Requirement:
Write out, exactly and only, the lines that run from the top of the records to the line with "import * as". Include both ends; exclude pictures.

Provided information:
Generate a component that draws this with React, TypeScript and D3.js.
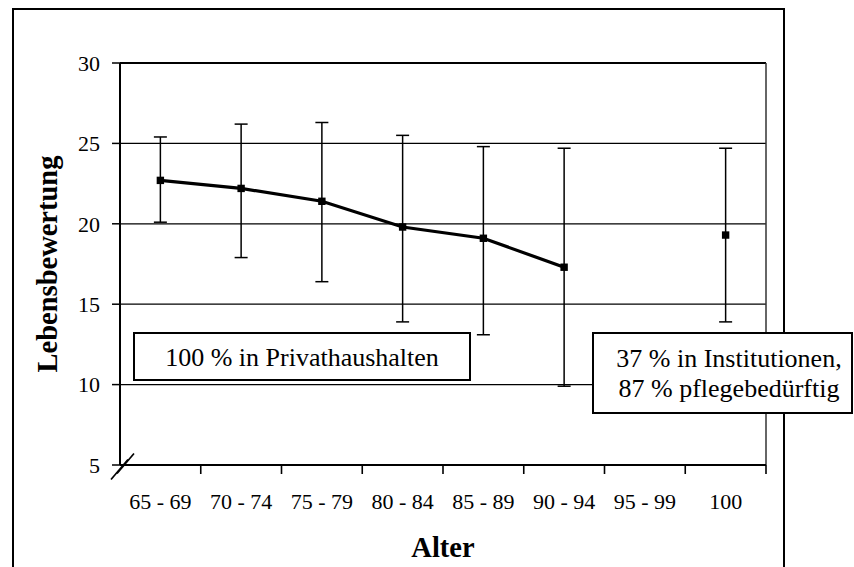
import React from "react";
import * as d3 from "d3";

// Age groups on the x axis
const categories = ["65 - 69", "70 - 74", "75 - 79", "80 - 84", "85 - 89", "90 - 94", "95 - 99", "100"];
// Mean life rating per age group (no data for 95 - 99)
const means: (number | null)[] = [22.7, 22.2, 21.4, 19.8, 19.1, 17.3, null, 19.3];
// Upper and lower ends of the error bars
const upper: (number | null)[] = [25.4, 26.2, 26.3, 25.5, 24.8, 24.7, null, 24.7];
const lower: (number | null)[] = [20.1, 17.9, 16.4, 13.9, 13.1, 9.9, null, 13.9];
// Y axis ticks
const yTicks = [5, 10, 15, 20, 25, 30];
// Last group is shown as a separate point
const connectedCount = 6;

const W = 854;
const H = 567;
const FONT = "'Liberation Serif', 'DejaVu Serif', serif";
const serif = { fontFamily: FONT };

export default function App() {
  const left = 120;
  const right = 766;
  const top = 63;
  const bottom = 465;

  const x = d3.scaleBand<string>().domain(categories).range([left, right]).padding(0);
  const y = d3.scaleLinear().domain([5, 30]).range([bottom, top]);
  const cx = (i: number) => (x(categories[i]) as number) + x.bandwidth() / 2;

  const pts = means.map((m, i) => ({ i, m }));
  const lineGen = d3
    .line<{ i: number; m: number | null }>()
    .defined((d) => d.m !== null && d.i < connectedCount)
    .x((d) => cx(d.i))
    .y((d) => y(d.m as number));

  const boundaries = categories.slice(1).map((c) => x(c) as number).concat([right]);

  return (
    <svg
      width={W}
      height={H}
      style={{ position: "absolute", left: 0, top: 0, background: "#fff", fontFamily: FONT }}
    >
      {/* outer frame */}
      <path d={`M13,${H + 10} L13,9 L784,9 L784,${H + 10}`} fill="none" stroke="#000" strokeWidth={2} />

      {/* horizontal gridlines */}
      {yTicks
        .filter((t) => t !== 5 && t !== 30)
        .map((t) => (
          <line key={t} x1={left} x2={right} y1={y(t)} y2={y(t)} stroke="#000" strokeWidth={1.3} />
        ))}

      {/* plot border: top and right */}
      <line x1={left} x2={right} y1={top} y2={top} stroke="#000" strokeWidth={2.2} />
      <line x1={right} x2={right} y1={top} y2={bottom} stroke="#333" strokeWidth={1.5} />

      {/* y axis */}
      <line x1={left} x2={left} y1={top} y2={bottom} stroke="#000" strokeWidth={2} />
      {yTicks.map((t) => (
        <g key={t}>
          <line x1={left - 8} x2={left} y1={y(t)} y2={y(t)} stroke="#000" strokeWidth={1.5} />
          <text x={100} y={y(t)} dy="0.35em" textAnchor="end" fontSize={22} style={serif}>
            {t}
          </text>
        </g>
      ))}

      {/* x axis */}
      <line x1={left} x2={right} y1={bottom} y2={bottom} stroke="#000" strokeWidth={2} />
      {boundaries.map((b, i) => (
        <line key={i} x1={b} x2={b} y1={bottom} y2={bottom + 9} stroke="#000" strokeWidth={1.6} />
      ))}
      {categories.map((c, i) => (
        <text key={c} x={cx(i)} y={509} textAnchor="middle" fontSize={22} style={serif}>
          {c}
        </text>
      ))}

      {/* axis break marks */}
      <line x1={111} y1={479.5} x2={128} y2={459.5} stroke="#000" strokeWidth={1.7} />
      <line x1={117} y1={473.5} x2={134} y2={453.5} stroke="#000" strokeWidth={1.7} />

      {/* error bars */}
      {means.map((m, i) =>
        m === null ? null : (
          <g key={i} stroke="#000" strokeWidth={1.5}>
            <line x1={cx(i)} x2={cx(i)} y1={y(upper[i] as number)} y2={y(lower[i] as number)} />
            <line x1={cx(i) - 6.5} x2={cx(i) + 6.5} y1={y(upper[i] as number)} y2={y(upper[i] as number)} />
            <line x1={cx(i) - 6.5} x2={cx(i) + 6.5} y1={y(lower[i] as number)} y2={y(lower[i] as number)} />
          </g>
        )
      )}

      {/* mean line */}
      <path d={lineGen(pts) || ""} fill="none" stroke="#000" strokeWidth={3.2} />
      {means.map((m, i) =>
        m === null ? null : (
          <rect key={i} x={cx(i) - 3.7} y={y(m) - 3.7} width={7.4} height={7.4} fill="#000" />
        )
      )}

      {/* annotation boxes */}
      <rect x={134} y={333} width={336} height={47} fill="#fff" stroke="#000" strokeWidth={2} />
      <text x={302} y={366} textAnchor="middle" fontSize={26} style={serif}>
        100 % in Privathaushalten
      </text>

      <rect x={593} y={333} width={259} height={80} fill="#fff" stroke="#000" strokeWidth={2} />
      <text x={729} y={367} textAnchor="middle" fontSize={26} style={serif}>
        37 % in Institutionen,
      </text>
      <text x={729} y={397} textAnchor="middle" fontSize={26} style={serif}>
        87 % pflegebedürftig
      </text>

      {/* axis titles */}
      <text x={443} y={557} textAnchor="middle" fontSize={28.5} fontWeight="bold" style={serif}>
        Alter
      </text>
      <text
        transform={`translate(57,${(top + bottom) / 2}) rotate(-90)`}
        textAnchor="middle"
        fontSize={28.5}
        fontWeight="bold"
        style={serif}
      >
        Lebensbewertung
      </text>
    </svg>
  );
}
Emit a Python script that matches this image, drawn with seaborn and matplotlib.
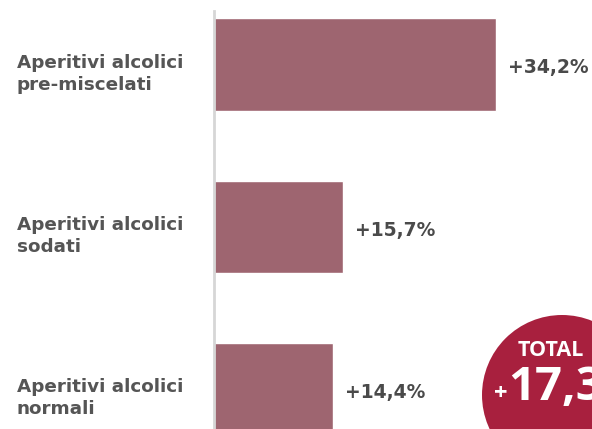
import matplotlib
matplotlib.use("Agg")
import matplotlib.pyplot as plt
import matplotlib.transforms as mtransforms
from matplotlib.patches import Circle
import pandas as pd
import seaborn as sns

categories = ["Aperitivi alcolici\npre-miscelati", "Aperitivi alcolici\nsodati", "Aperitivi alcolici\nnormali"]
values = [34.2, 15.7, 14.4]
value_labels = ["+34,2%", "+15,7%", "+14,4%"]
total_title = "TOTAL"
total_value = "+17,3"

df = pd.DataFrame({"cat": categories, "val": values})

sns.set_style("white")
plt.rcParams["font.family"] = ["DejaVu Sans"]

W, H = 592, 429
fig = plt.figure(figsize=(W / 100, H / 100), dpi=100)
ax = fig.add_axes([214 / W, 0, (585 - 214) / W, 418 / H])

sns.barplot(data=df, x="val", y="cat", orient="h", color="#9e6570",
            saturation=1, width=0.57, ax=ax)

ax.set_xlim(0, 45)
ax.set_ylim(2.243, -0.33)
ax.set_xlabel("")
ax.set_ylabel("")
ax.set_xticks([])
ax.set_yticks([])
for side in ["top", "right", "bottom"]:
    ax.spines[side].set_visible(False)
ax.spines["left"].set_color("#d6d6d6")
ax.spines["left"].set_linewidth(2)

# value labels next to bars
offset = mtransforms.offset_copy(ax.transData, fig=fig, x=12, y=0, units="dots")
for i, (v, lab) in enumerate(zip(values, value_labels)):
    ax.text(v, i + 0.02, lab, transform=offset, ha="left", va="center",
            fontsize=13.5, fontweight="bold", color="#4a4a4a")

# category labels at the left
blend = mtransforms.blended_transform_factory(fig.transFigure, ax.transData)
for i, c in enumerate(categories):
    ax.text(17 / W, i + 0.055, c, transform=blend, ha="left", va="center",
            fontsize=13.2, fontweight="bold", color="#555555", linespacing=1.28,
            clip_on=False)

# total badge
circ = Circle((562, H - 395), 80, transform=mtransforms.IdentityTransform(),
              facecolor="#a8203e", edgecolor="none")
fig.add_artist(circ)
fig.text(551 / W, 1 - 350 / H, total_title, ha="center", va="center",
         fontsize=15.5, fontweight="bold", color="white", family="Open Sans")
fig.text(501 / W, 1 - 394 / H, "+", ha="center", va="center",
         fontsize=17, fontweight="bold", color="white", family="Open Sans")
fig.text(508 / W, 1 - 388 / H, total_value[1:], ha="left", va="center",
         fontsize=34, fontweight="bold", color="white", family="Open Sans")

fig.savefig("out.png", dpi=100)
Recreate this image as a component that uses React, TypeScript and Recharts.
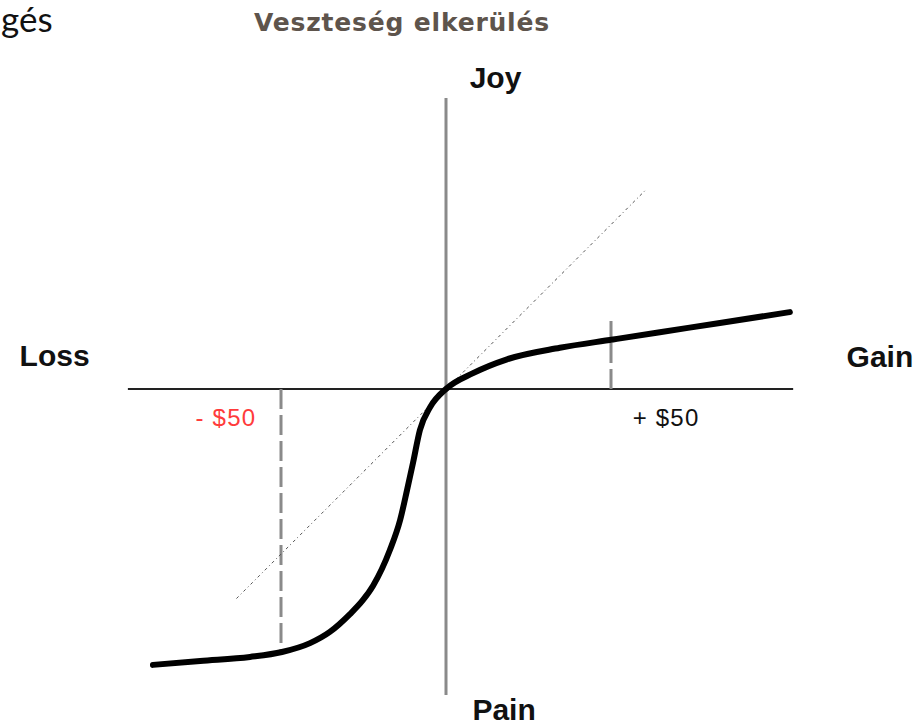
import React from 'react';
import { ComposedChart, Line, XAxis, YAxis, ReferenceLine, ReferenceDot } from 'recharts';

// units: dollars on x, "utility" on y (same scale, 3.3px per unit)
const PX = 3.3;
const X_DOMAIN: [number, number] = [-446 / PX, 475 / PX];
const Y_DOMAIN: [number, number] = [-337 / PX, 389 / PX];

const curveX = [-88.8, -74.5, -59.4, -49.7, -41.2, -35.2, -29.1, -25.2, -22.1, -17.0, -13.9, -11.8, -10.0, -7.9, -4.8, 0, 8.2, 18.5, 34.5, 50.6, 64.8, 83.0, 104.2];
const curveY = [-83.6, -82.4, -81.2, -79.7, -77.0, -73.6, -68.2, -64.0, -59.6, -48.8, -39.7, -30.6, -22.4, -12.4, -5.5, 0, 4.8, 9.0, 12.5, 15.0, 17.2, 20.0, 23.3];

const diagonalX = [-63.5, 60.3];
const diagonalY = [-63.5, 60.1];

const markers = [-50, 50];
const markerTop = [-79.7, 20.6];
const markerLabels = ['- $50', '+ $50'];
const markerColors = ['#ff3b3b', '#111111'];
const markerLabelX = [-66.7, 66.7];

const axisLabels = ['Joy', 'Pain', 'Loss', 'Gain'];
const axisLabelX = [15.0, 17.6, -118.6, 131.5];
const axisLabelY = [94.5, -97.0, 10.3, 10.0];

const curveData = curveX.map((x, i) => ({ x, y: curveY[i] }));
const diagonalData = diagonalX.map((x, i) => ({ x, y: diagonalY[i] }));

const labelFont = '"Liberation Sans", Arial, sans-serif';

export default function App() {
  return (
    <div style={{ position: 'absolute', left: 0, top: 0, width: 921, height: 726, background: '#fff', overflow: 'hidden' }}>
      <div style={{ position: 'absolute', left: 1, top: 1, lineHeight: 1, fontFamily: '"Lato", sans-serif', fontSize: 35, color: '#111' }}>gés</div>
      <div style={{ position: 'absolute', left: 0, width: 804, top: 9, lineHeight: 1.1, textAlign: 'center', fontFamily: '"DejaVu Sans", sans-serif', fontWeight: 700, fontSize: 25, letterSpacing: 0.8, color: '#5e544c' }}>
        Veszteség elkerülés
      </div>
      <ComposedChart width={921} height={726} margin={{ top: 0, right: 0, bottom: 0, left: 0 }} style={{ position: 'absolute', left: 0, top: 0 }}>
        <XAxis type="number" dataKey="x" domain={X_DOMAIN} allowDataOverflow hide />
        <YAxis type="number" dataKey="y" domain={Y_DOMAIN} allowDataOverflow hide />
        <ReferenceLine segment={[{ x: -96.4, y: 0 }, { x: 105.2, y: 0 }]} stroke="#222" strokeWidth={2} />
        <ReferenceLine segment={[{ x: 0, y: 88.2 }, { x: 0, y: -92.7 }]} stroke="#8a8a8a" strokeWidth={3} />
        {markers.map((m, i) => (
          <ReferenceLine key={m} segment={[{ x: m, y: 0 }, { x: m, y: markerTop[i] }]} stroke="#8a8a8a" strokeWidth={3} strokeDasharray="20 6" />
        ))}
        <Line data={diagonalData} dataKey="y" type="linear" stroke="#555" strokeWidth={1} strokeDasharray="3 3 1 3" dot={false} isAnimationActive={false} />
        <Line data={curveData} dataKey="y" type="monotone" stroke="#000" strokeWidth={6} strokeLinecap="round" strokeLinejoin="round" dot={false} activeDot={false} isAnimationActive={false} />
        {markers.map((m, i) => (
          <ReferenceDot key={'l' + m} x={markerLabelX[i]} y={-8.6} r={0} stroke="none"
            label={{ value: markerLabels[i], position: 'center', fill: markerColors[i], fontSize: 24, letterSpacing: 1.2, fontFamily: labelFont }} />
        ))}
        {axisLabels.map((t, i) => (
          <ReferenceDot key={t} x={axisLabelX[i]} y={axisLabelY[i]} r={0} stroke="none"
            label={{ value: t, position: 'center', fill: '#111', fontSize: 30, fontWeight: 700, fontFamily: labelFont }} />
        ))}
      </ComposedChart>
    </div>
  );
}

The result:
Generate a component that draws this with React, TypeScript and D3.js.
import React from "react";
import * as d3 from "d3";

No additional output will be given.